Yusuf Bodiat, CFO of The Federated Employers Mutual Assurance Company, which specialises in workmen’s compensation insurance, points out that customers will be hard hit as there will be a trickle down effect. This, he explains, is because small businesses may not be able to obtain alternate power sources, which means they will battle to operate.

“For those who are able to procure alternate power sources, whether in the form of generators or solar, the impact is still negative as they would have both cash flow and financial difficulties in ‘keeping the lights on’.

“If we unpack this part a bit further, the challenge with generators is that it requires a continuous supply of fuel (whether petrol or diesel), a resource that is relatively expensive due to its low supply and high demand. As reference, the fuel price has almost doubled in the last 10 years, priced at R12.69 in March 2013, and has increased to R22.65 by March 2023 – an increase of 78 percent, as a result of fluctuations in the price of brent crude oil, the ZAR/US$ rate and fuel taxes, to name a few. With respect to solar, as much as it may be the better longer-term solution, the initial capital outlay is too expensive for many small businesses currently.”

There’s a secondary impact, says Yusuf, in that those small companies that can’t afford to find alternative power sources to fuel their operations, will need to cut costs to keep the doors open. “For some, unfortunately, the reduction in costs may not be enough and these businesses are likely to shut-down. For those who are able to cut costs effectively, it may, likely, result in a reduction in staff and/or staff salaries.”

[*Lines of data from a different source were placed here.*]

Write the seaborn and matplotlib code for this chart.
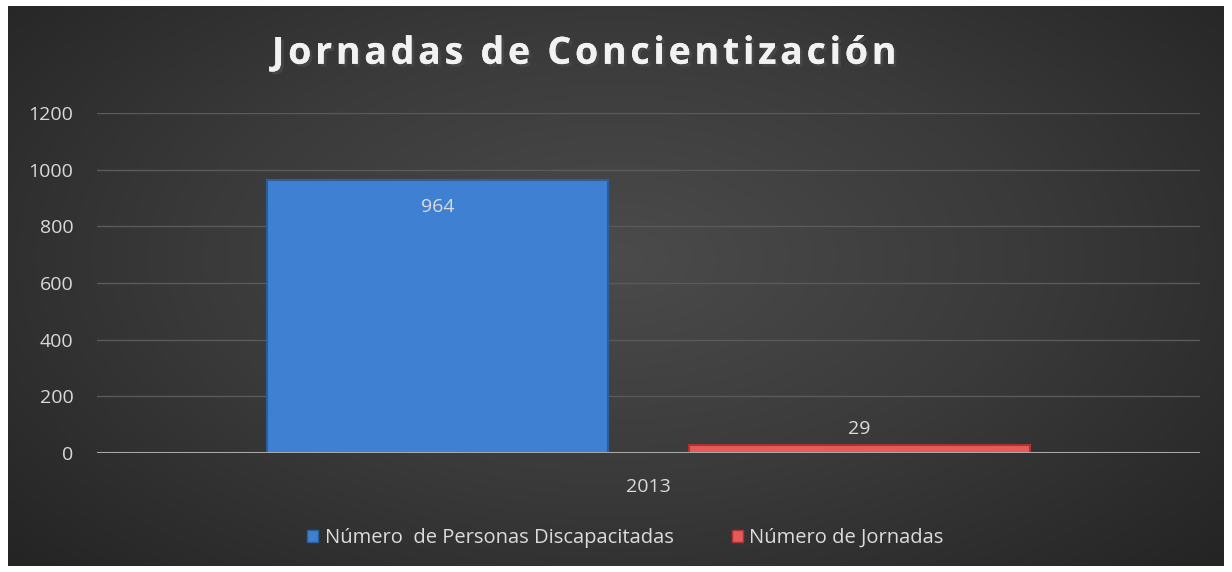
import seaborn as sns
import pandas as pd
import numpy as np
import matplotlib.pyplot as plt
from matplotlib import patheffects
from matplotlib.colors import LinearSegmentedColormap

# data
years = ["2013"]
series = ["Número  de Personas Discapacitadas", "Número de Jornadas"]
values = [964, 29]
colors = ["#3f80d2", "#e85a5a"]
edges = ["#2d5e9c", "#a83434"]

df = pd.DataFrame({"year": years * len(series), "serie": series, "valor": values})

sns.set_theme(style="dark")
plt.rcParams['font.family'] = ['Open Sans', 'DejaVu Sans']

fig = plt.figure(figsize=(12.32, 5.72), dpi=100)
fig.patch.set_facecolor("white")

# dark panel with a soft radial gradient
bg = fig.add_axes([8 / 1232, 6 / 572, 1216 / 1232, 560 / 572])
yy, xx = np.mgrid[0:1:200j, 0:1:400j]
r = np.sqrt(((xx - 0.5) / 0.75) ** 2 + ((yy - 0.45) / 0.9) ** 2)
cmap = LinearSegmentedColormap.from_list("g", ["#4b4b4b", "#3a3a3a", "#242424"])
bg.imshow(np.clip(r, 0, 1), cmap=cmap, aspect="auto", extent=(0, 1, 0, 1))
bg.axis("off")

ax = fig.add_axes([97 / 1232, 1 - 453 / 572, 1103 / 1232, 340 / 572])
ax.set_facecolor("none")

sns.barplot(data=df, x="year", y="valor", hue="serie", palette=colors,
            saturation=1, width=0.765, gap=0.19, ax=ax, legend=True)

for patch, ec in zip(ax.patches[:2], edges):
    patch.set_edgecolor(ec)
    patch.set_linewidth(1.5)

ax.bar_label(ax.containers[0], color="#dcdcdc", fontsize=14, padding=-26)
ax.bar_label(ax.containers[1], color="#dcdcdc", fontsize=14, padding=5)

ax.set_xlim(-0.5, 0.5)
ax.set_ylim(0, 1200)
ax.set_yticks(range(0, 1201, 200))
ax.grid(axis="y", color="#5a5a5a", linewidth=1)
ax.grid(axis="x", visible=False)
ax.axhline(0, color="#a8a8a8", linewidth=1.5, zorder=5)
for s in ax.spines.values():
    s.set_visible(False)
ax.tick_params(colors="#d9d9d9", labelsize=14, length=0)
ax.tick_params(axis="y", pad=17)
ax.tick_params(axis="x", pad=18)
ax.set_xlabel("")
ax.set_ylabel("")

leg = ax.legend(loc="center", bbox_to_anchor=(0.479, -0.25), ncol=2, frameon=False,
                fontsize=14.5, labelcolor="#dcdcdc", handlelength=0.55, handleheight=0.55,
                handletextpad=0.3, columnspacing=2.9)
for h, ec in zip(leg.legend_handles, edges):
    h.set_edgecolor(ec)

title = "\u200a".join("Jornadas de Concientización")
fig.text(0.474, 0.906, title, ha="center", va="center",
         fontsize=27, fontweight="bold", color="#f2f2f2",
         path_effects=[patheffects.withSimplePatchShadow(offset=(2, -2), alpha=0.8),
                       patheffects.Normal()])

fig.savefig("out.png", dpi=100)
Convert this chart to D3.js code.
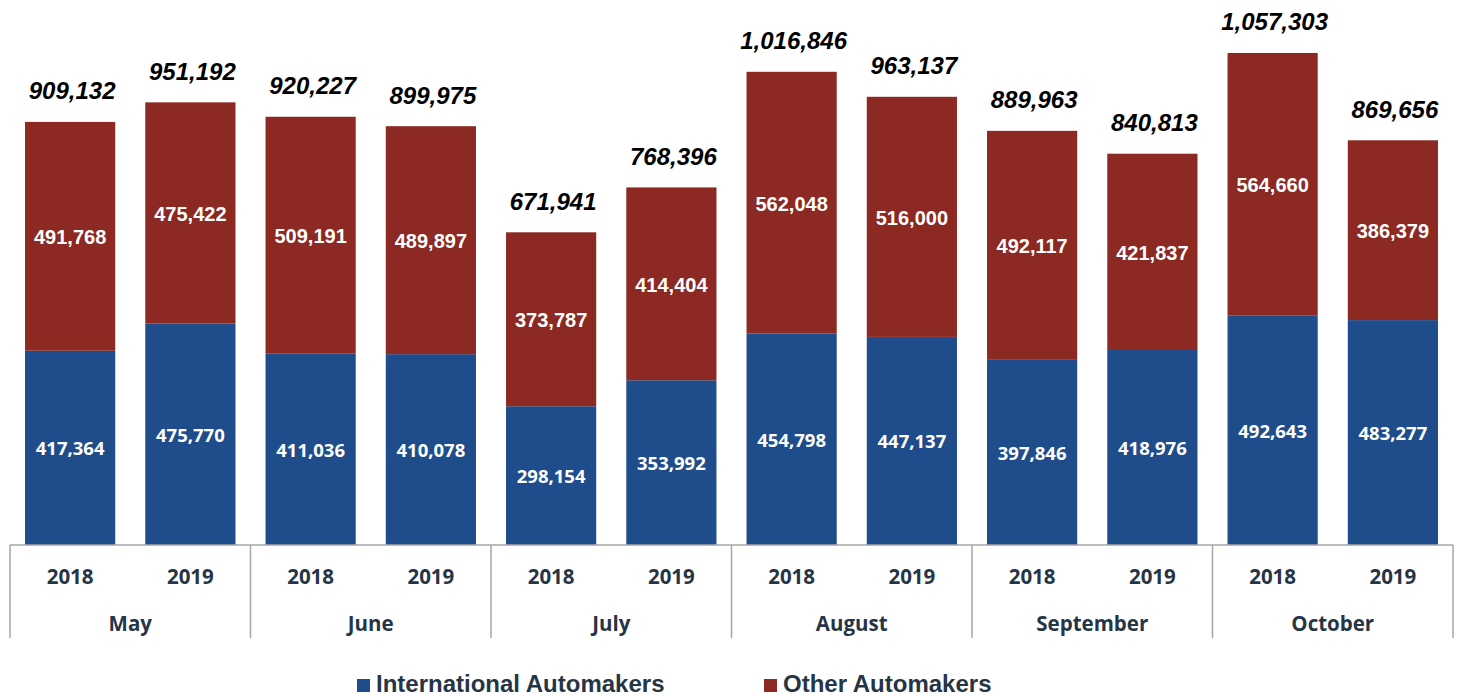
<!DOCTYPE html>
<meta charset="utf-8">
<script src="https://d3js.org/d3.v7.min.js"></script>
<style>
body { margin: 0; background: #fff; }
</style>
<div id="chart"></div>
<script>

// data
var months = ["May", "June", "July", "August", "September", "October"];
var years = ["2018", "2019"];
var international = [417364, 475770, 411036, 410078, 298154, 353992, 454798, 447137, 397846, 418976, 492643, 483277];
var other = [491768, 475422, 509191, 489897, 373787, 414404, 562048, 516000, 492117, 421837, 564660, 386379];
var seriesNames = ["International Automakers", "Other Automakers"];

var colors = {"International Automakers": "#1f4d8c", "Other Automakers": "#8b2922"};
// the blue labels are in a Calibri-like face, the red ones in Arial
var labelFont = {
  "International Automakers": {family: "'Open Sans', sans-serif", size: "18.5px"},
  "Other Automakers": {family: "'Liberation Sans', Arial, sans-serif", size: "20px"}
};

var width = 1459, height = 696;
var left = 10, right = 1453, base = 545;

var svg = d3.select("#chart").append("svg")
  .attr("width", width)
  .attr("height", height);

// one row per bar
var rows = [];
months.forEach(function(m, i) {
  years.forEach(function(y, j) {
    var k = i * 2 + j;
    rows.push({key: m + "|" + y, month: m, year: y,
      "International Automakers": international[k],
      "Other Automakers": other[k]});
  });
});

var x = d3.scaleBand()
  .domain(rows.map(function(d) { return d.key; }))
  .range([left, right])
  .paddingInner(0.25)
  .paddingOuter(0.125);

var xMonth = d3.scaleBand()
  .domain(months)
  .range([left, right]);

var y = d3.scaleLinear()
  .domain([0, 1100000])
  .range([base, 33.1]);

var stack = d3.stack().keys(seriesNames);
var layers = stack(rows);

var fmt = d3.format(",");

var g = svg.selectAll("g.layer")
  .data(layers)
  .enter().append("g")
    .attr("class", "layer")
    .attr("fill", function(d) { return colors[d.key]; });

g.selectAll("rect")
  .data(function(d) { return d; })
  .enter().append("rect")
    .attr("x", function(d) { return x(d.data.key); })
    .attr("width", x.bandwidth())
    .attr("y", function(d) { return y(d[1]); })
    .attr("height", function(d) { return y(d[0]) - y(d[1]); });

// segment labels
g.each(function(layer) {
  var f = labelFont[layer.key];
  d3.select(this).selectAll("text")
    .data(layer)
    .enter().append("text")
      .attr("x", function(d) { return x(d.data.key) + x.bandwidth() / 2; })
      .attr("y", function(d) { return (y(d[0]) + y(d[1])) / 2 + 1; })
      .attr("dy", "0.35em")
      .attr("text-anchor", "middle")
      .style("font-family", f.family)
      .style("font-weight", "bold")
      .style("font-size", f.size)
      .style("fill", "#fff")
      .text(function(d) { return fmt(d[1] - d[0]); });
});

// totals
svg.selectAll("text.total")
  .data(rows)
  .enter().append("text")
    .attr("class", "total")
    .attr("x", function(d) { return x(d.key) + x.bandwidth() / 2 + 2; })
    .attr("y", function(d) { return y(d["International Automakers"] + d["Other Automakers"]) - 31; })
    .attr("dy", "0.35em")
    .attr("text-anchor", "middle")
    .style("font-family", "'Liberation Sans', Arial, sans-serif")
    .style("font-weight", "bold")
    .style("font-style", "italic")
    .style("font-size", "24px")
    .style("fill", "#000")
    .text(function(d) { return fmt(d["International Automakers"] + d["Other Automakers"]); });

// category axis
var axis = svg.append("g");
axis.append("line")
  .attr("x1", left).attr("x2", right)
  .attr("y1", base).attr("y2", base)
  .attr("stroke", "#a6a6a6").attr("stroke-width", 1.5);

var seps = months.map(function(m) { return xMonth(m); }).concat([right]);
axis.selectAll("line.sep")
  .data(seps)
  .enter().append("line")
    .attr("class", "sep")
    .attr("x1", function(d) { return d; }).attr("x2", function(d) { return d; })
    .attr("y1", base).attr("y2", 638)
    .attr("stroke", "#a6a6a6").attr("stroke-width", 1.5);

axis.selectAll("text.year")
  .data(rows)
  .enter().append("text")
    .attr("class", "year")
    .attr("x", function(d) { return x(d.key) + x.bandwidth() / 2; })
    .attr("y", 577)
    .attr("dy", "0.35em")
    .attr("text-anchor", "middle")
    .style("font-family", "'Open Sans', sans-serif")
    .style("font-weight", "bold")
    .style("font-size", "20.5px")
    .style("fill", "#263546")
    .text(function(d) { return d.year; });

axis.selectAll("text.month")
  .data(months)
  .enter().append("text")
    .attr("class", "month")
    .attr("x", function(d) { return xMonth(d) + xMonth.bandwidth() / 2; })
    .attr("y", 624)
    .attr("dy", "0.35em")
    .attr("text-anchor", "middle")
    .style("font-family", "'Open Sans', sans-serif")
    .style("font-weight", "bold")
    .style("font-size", "20.5px")
    .style("fill", "#263546")
    .text(function(d) { return d; });

// legend
var legendX = [357, 764];
var legend = svg.selectAll("g.legend")
  .data(seriesNames)
  .enter().append("g")
    .attr("class", "legend")
    .attr("transform", function(d, i) { return "translate(" + legendX[i] + ",683)"; });

legend.append("rect")
  .attr("x", 0).attr("y", -4)
  .attr("width", 13).attr("height", 13)
  .attr("fill", function(d) { return colors[d]; });

legend.append("text")
  .attr("x", 19)
  .attr("y", 0)
  .attr("dy", "0.36em")
  .style("font-family", "'Liberation Sans', Arial, sans-serif")
  .style("font-weight", "bold")
  .style("font-size", "24px")
  .style("fill", "#263546")
  .text(function(d) { return d; });

</script>
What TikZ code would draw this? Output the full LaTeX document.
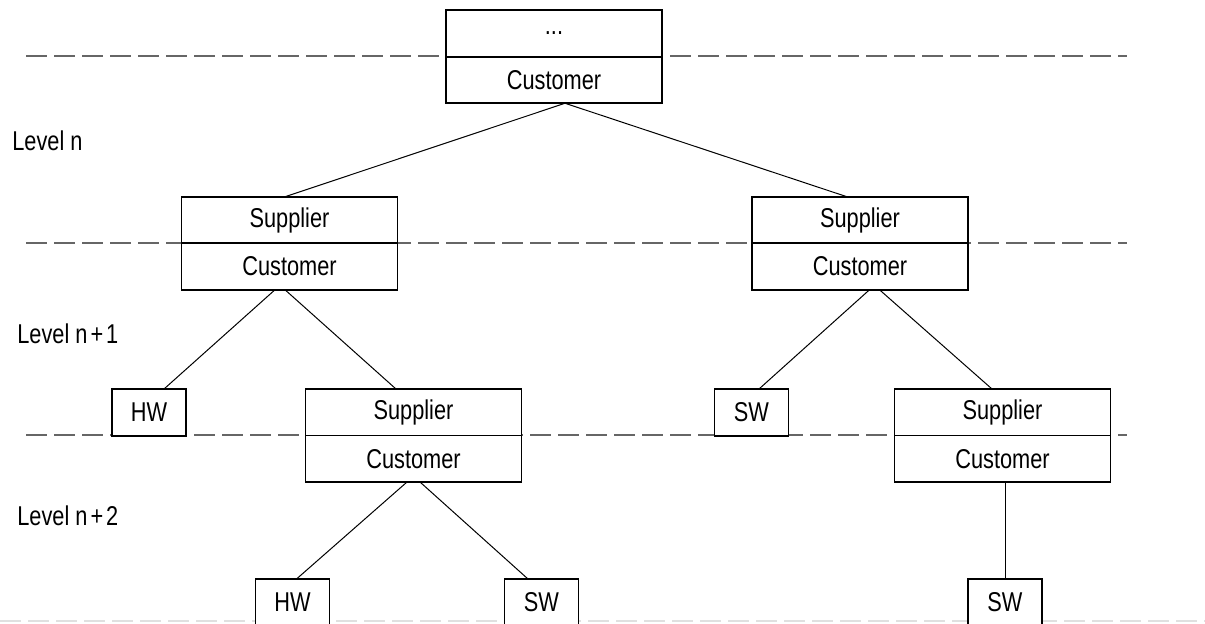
\documentclass[tikz,border=0pt]{standalone}
\usepackage{fontspec}
\setmainfont{Liberation Sans}[FakeStretch=0.8]
\usetikzlibrary{positioning}

\begin{document}
\begin{tikzpicture}[x=0.5pt, y=-0.5pt,
    half/.style={rectangle, draw, fill=white, line width=0.8pt, minimum width=108pt, minimum height=23.25pt, inner sep=0pt, outer sep=0pt, font=\fontsize{13.6pt}{15pt}\selectfont},
    leaf/.style={rectangle, draw, fill=white, line width=0.8pt, minimum width=37pt, minimum height=23.5pt, inner sep=0pt, outer sep=0pt, font=\fontsize{13.6pt}{15pt}\selectfont},
    lvl/.style={anchor=west, inner sep=0pt, font=\fontsize{13.6pt}{15pt}\selectfont},
    levelline/.style={black!60, line width=0.6pt, dash pattern=on 10.5pt off 3.5pt},
    link/.style={line width=0.5pt}]

    \useasboundingbox (0,0) rectangle (1205,623);

    % level borders
    \foreach \y in {56,243,435}
        \draw[levelline] (26,\y) -- (1127,\y);
    \draw[levelline, black!12] (0,621) -- (1205,621);

    % level names
    \node[lvl] (lvn) at (12,141) {Level n};
    \node[lvl] (lvn1) at (17,334) {Level n\kern1.5pt+\kern1.5pt1};
    \node[lvl] (lvn2) at (17,516) {Level n\kern1.5pt+\kern1.5pt2};

    % level n
    \node[half] (tops) at (554,33.5) {...};
    \node[half, below=0pt of tops] (topc) {Customer};

    % level n+1
    \node[half] (l1s) at (289.5,220) {Supplier};
    \node[half, below=0pt of l1s] (l1c) {Customer};
    \node[half] (r1s) at (860,220) {Supplier};
    \node[half, below=0pt of r1s] (r1c) {Customer};

    % level n+2
    \node[leaf] (hw1) at (149,412.5) {HW};
    \node[half] (l2s) at (413.5,412.25) {Supplier};
    \node[half, below=0pt of l2s] (l2c) {Customer};
    \node[leaf] (sw1) at (751.5,412.5) {SW};
    \node[half] (r2s) at (1002.5,412.25) {Supplier};
    \node[half, below=0pt of r2s] (r2c) {Customer};

    % bottom
    \node[leaf] (hw2) at (292.5,602.5) {HW};
    \node[leaf] (sw2) at (541.5,602.5) {SW};
    \node[leaf] (sw3) at (1005,602.5) {SW};

    \draw[link] ([xshift=5.5pt]topc.south) -- ([xshift=-2.25pt]l1s.north);
    \draw[link] ([xshift=5.5pt]topc.south) -- ([xshift=-6.5pt]r1s.north);
    \draw[link] ([xshift=-7.25pt]l1c.south) -- ([xshift=7.5pt]hw1.north);
    \draw[link] ([xshift=-2.25pt]l1c.south) -- ([xshift=-8.75pt]l2s.north);
    \draw[link] ([xshift=4.75pt]r1c.south) -- ([xshift=3.75pt]sw1.north);
    \draw[link] ([xshift=9.75pt]r1c.south) -- ([xshift=-5.25pt]r2s.north);
    \draw[link] ([xshift=-3.25pt]l2c.south) -- ([xshift=2pt]hw2.north);
    \draw[link] ([xshift=3.25pt]l2c.south) -- ([xshift=-6.75pt]sw2.north);
    \draw[link] (r2c.south -| sw3.north) -- (sw3.north);
\end{tikzpicture}
\end{document}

In terms of productivity, Implats is finding the load curtailment agreement with Eskom, “disrupts our production rhythm as we must shut down equipment where necessary, and stop certain production activities” according to CFO Meroonisha Kerber.

The impact also includes its ability to smelt platinum because there is more wear and tear and, thus, help the country earn money from exports. “This limits capacity use of our assets, results in additional working capital management and negatively impacts our refined metal capacity," says Meroonisha.

The potential price hikes

Businesses will be paying more for power if Eskom successfully wins court cases that seek to stop the implementation of 18.65 percent for the 2022/23 financial year and 12.74 percent for the next being granted. Former Optimi CFO Rajan Padayachy, currently a consultant to the CEO, says the recent tariff hikes would not necessarily be an issue if it improved the stability of the power feed. “If the price goes up and the amount of hours of load shedding reduces, the net impact may well be a cost saving as currently the cost of alternative power sources does, in the short-term, exceed the higher tariff.”

Eskom, according to an affidavit filed by its CEO (then CFO), Calib Cassim, which was summed up by Moneyweb, has basically said that tariff increases are vital when it comes to keeping the lights on.

However, should this not be the case, businesses will be affected by higher costs, which means the money to keep the lights on must be taken from R&D and growth initiatives, says Rajan.

Meroonisha sees recent tariff hikes as adding significant inflationary pressure to its input cost base, making electricity one of the fast-rising unit-cost elements. “Our cost base has already experienced significant pressure from currency depreciation and the well-documented global inflationary pressures due to constrained supply chains and rising input pricing. Over the past two years, these factors have led to material increases in our total cost base and negatively impacted the overall profitability of our operations.”

Sheldon, however, is optimistic, pointing out the hikes are expected and will continue and can be incorporated into most business models. However, the knock-on impact of these is a cycle of further inflation pressure, interest rate and exchange rate management, which will continue to put pressure on the consumer. He adds that tariff hikes will encourage investment in off-grid projects.